*TO BE DONE*. Repeat the material below word for word and leave out all pictures.

*GIVEN MATERIAL*.
☆ ☆ ☆
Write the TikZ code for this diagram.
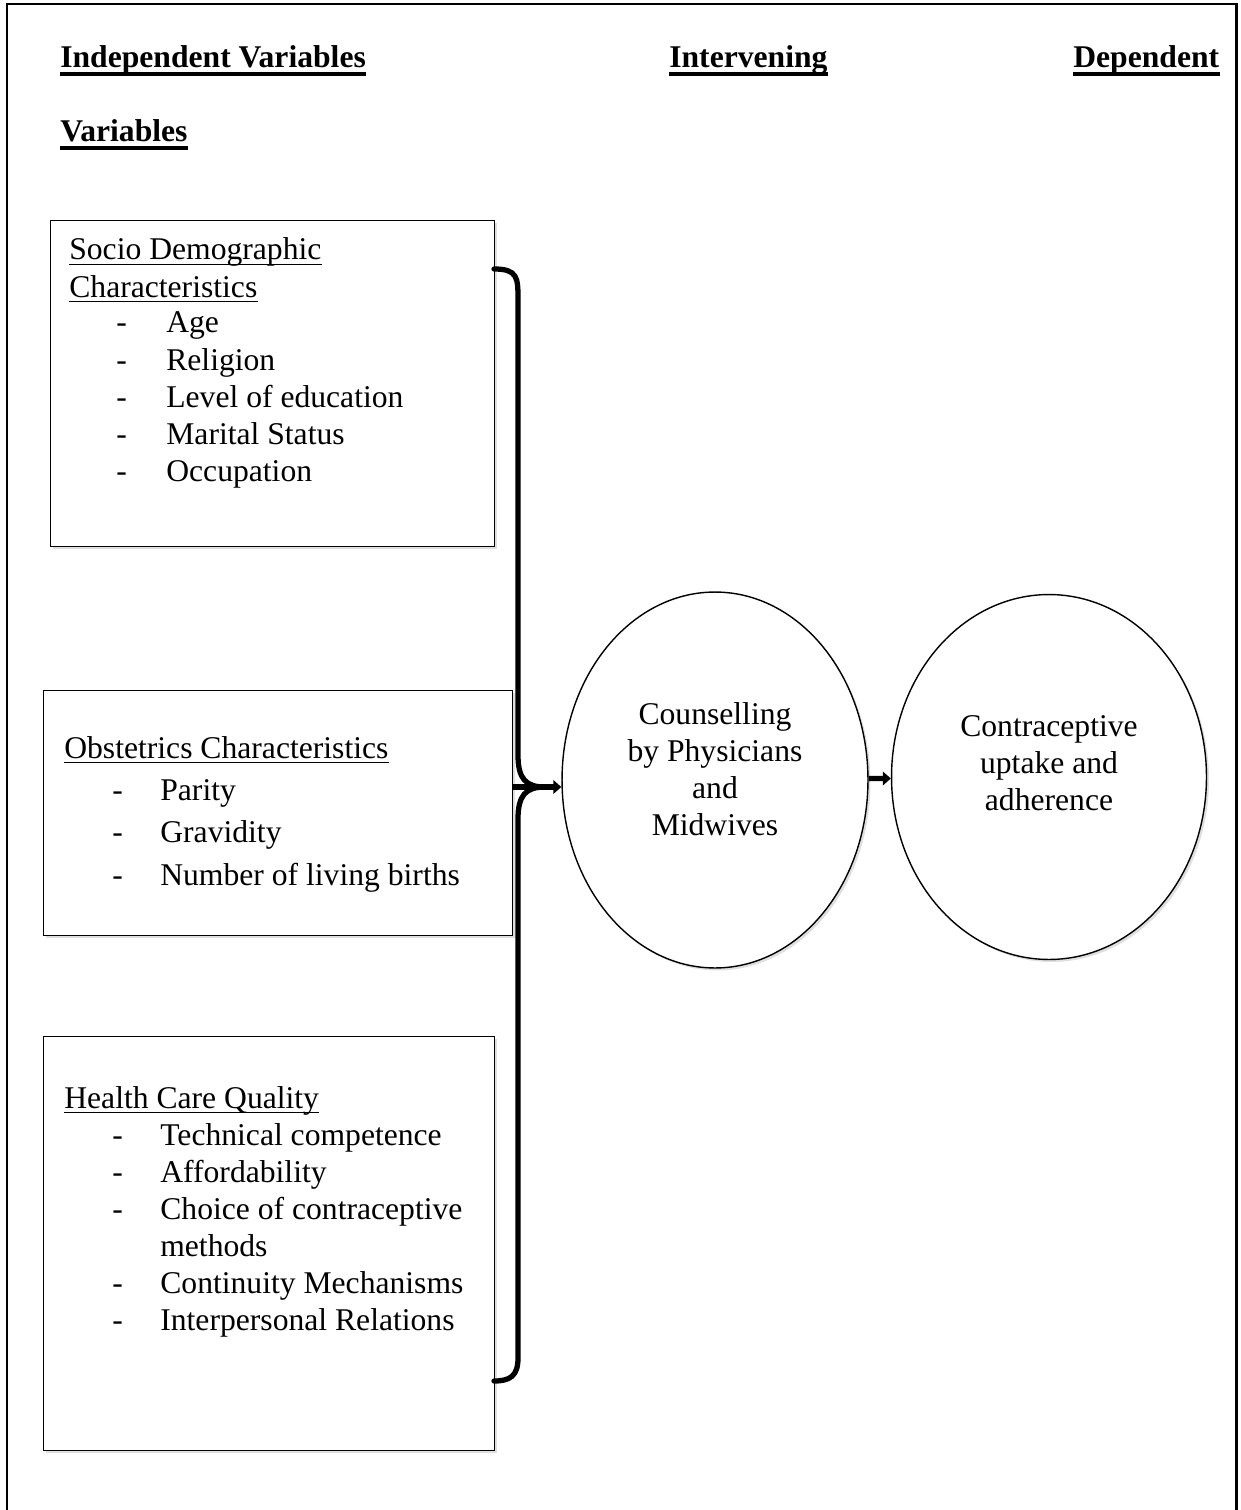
\documentclass[tikz,border=0pt]{standalone}
\usepackage{fontspec}
\setmainfont{Liberation Serif}
\usetikzlibrary{arrows.meta,shadows,shapes.geometric}

\tikzset{
  box/.style={draw, line width=0.8pt, fill=white, anchor=north west, inner sep=0pt,
    drop shadow={opacity=0.25, shadow xshift=0.05cm, shadow yshift=-0.05cm}},
  oval/.style={ellipse, draw, line width=0.8pt, fill=white, inner sep=0pt,
    drop shadow={opacity=0.25, shadow xshift=0.05cm, shadow yshift=-0.05cm}},
  txt/.style={anchor=base west, inner sep=0pt},
  ul/.style={append after command={([yshift=-2.4pt]\tikzlastnode.base west)
    edge[draw, line width=0.8pt] ([yshift=-2.4pt]\tikzlastnode.base east)}},
  headul/.style={font=\fontsize{18}{21}\selectfont\bfseries,
    append after command={([yshift=-3.4pt]\tikzlastnode.base west)
    edge[draw, line width=1.8pt] ([yshift=-3.4pt]\tikzlastnode.base east)}},
  brace/.style={line width=3pt, line cap=round},
  arr/.style={line width=3pt, -{Triangle[length=0.16cm, width=0.27cm]}}
}

\begin{document}
\begin{tikzpicture}[x=0.02cm, y=-0.02cm, font=\fontsize{18}{21}\selectfont]
\useasboundingbox (0,0) rectangle (1240,1510);

% frame
\draw[line width=1.7pt] (7,1530) -- (7,4) -- (1236,4) -- (1236,1530);

% headings
\node[txt, headul] (hind) at (60,68) {Independent Variables};
\node[txt, headul] (hvar) at (60,142) {Variables};
\node[txt, headul] (hint) at (669,68) {Intervening};
\node[txt, headul] (hdep) at (1073,68) {Dependent};

% boxes
\node[box, minimum width=8.88cm, minimum height=6.52cm] (socio) at (50,220) {};
\node[box, minimum width=9.38cm, minimum height=4.90cm] (obst) at (43,690) {};
\node[box, minimum width=9.02cm, minimum height=8.28cm] (care) at (43,1036) {};

% socio demographic
\node[txt, ul] (sociot) at (69,260) {Socio Demographic};
\node[txt, ul] (sociot2) at (69,297) {Characteristics};
\foreach \lbl [count=\i from 0] in {Age, Religion, Level of education, Marital Status, Occupation} {
  \node[txt] (socdash-\i) at (116,333+37*\i) {-};
  \node[txt] (soc-\i) at (166,333+37*\i) {\lbl};
}

% obstetrics
\node[txt, ul] (obstt) at (64,758) {Obstetrics Characteristics};
\foreach \lbl [count=\i from 0] in {Parity, Gravidity, Number of living births} {
  \node[txt] (obsdash-\i) at (112,800+42.5*\i) {-};
  \node[txt] (obs-\i) at (160,800+42.5*\i) {\lbl};
}

% health care quality
\node[txt, ul] (caret) at (64,1108) {Health Care Quality};
\foreach \lbl/\y in {Technical competence/1145, Affordability/1182, Choice of contraceptive/1219,
                     Continuity Mechanisms/1293, Interpersonal Relations/1330} {
  \node[txt] at (112,\y) {-};
  \node[txt] at (160,\y) {\lbl};
}
\node[txt] (care-m) at (160,1256) {methods};

% ellipses
\node[oval, minimum width=6.12cm, minimum height=7.52cm] (couns) at (715,780) {};
\node[oval, minimum width=6.30cm, minimum height=7.30cm] (uptake) at (1049,777) {};
\node[align=center] (counst) at (715,769) {Counselling\\by Physicians\\and\\Midwives};
\node[align=center] (uptaket) at (1049,763) {Contraceptive\\uptake and\\adherence};

% brace
\coordinate (btop) at (494,269);
\coordinate (bbot) at (494,1381);
\coordinate (tip) at (545,787);
\draw[brace] (btop) .. controls (518,269) and (518,278) .. (518,300) -- (518,755)
  .. controls (518,779) and (526,787) .. (tip);
\draw[brace] (tip) .. controls (526,787) and (518,795) .. (518,819) -- (518,1358)
  .. controls (518,1376) and (510,1381) .. (bbot);

% arrows
\draw[arr] (obst.east |- tip) -- (tip -| couns.west);
\draw[arr] (couns) -- (uptake);

\end{tikzpicture}
\end{document}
☆ ☆ ☆
*SOLUTION*.
Write the TikZ code for this diagram.
\documentclass[tikz,border=0pt]{standalone}
\usepackage{fontspec}
\setmainfont{Liberation Serif}
\usetikzlibrary{arrows.meta,shadows,shapes.geometric}

\tikzset{
  box/.style={draw, line width=0.8pt, fill=white, anchor=north west, inner sep=0pt,
    drop shadow={opacity=0.25, shadow xshift=0.05cm, shadow yshift=-0.05cm}},
  oval/.style={ellipse, draw, line width=0.8pt, fill=white, inner sep=0pt,
    drop shadow={opacity=0.25, shadow xshift=0.05cm, shadow yshift=-0.05cm}},
  txt/.style={anchor=base west, inner sep=0pt},
  ul/.style={append after command={([yshift=-2.4pt]\tikzlastnode.base west)
    edge[draw, line width=0.8pt] ([yshift=-2.4pt]\tikzlastnode.base east)}},
  headul/.style={font=\fontsize{18}{21}\selectfont\bfseries,
    append after command={([yshift=-3.4pt]\tikzlastnode.base west)
    edge[draw, line width=1.8pt] ([yshift=-3.4pt]\tikzlastnode.base east)}},
  brace/.style={line width=3pt, line cap=round},
  arr/.style={line width=3pt, -{Triangle[length=0.16cm, width=0.27cm]}}
}

\begin{document}
\begin{tikzpicture}[x=0.02cm, y=-0.02cm, font=\fontsize{18}{21}\selectfont]
\useasboundingbox (0,0) rectangle (1240,1510);

% frame
\draw[line width=1.7pt] (7,1530) -- (7,4) -- (1236,4) -- (1236,1530);

% headings
\node[txt, headul] (hind) at (60,68) {Independent Variables};
\node[txt, headul] (hvar) at (60,142) {Variables};
\node[txt, headul] (hint) at (669,68) {Intervening};
\node[txt, headul] (hdep) at (1073,68) {Dependent};

% boxes
\node[box, minimum width=8.88cm, minimum height=6.52cm] (socio) at (50,220) {};
\node[box, minimum width=9.38cm, minimum height=4.90cm] (obst) at (43,690) {};
\node[box, minimum width=9.02cm, minimum height=8.28cm] (care) at (43,1036) {};

% socio demographic
\node[txt, ul] (sociot) at (69,260) {Socio Demographic};
\node[txt, ul] (sociot2) at (69,297) {Characteristics};
\foreach \lbl [count=\i from 0] in {Age, Religion, Level of education, Marital Status, Occupation} {
  \node[txt] (socdash-\i) at (116,333+37*\i) {-};
  \node[txt] (soc-\i) at (166,333+37*\i) {\lbl};
}

% obstetrics
\node[txt, ul] (obstt) at (64,758) {Obstetrics Characteristics};
\foreach \lbl [count=\i from 0] in {Parity, Gravidity, Number of living births} {
  \node[txt] (obsdash-\i) at (112,800+42.5*\i) {-};
  \node[txt] (obs-\i) at (160,800+42.5*\i) {\lbl};
}

% health care quality
\node[txt, ul] (caret) at (64,1108) {Health Care Quality};
\foreach \lbl/\y in {Technical competence/1145, Affordability/1182, Choice of contraceptive/1219,
                     Continuity Mechanisms/1293, Interpersonal Relations/1330} {
  \node[txt] at (112,\y) {-};
  \node[txt] at (160,\y) {\lbl};
}
\node[txt] (care-m) at (160,1256) {methods};

% ellipses
\node[oval, minimum width=6.12cm, minimum height=7.52cm] (couns) at (715,780) {};
\node[oval, minimum width=6.30cm, minimum height=7.30cm] (uptake) at (1049,777) {};
\node[align=center] (counst) at (715,769) {Counselling\\by Physicians\\and\\Midwives};
\node[align=center] (uptaket) at (1049,763) {Contraceptive\\uptake and\\adherence};

% brace
\coordinate (btop) at (494,269);
\coordinate (bbot) at (494,1381);
\coordinate (tip) at (545,787);
\draw[brace] (btop) .. controls (518,269) and (518,278) .. (518,300) -- (518,755)
  .. controls (518,779) and (526,787) .. (tip);
\draw[brace] (tip) .. controls (526,787) and (518,795) .. (518,819) -- (518,1358)
  .. controls (518,1376) and (510,1381) .. (bbot);

% arrows
\draw[arr] (obst.east |- tip) -- (tip -| couns.west);
\draw[arr] (couns) -- (uptake);

\end{tikzpicture}
\end{document}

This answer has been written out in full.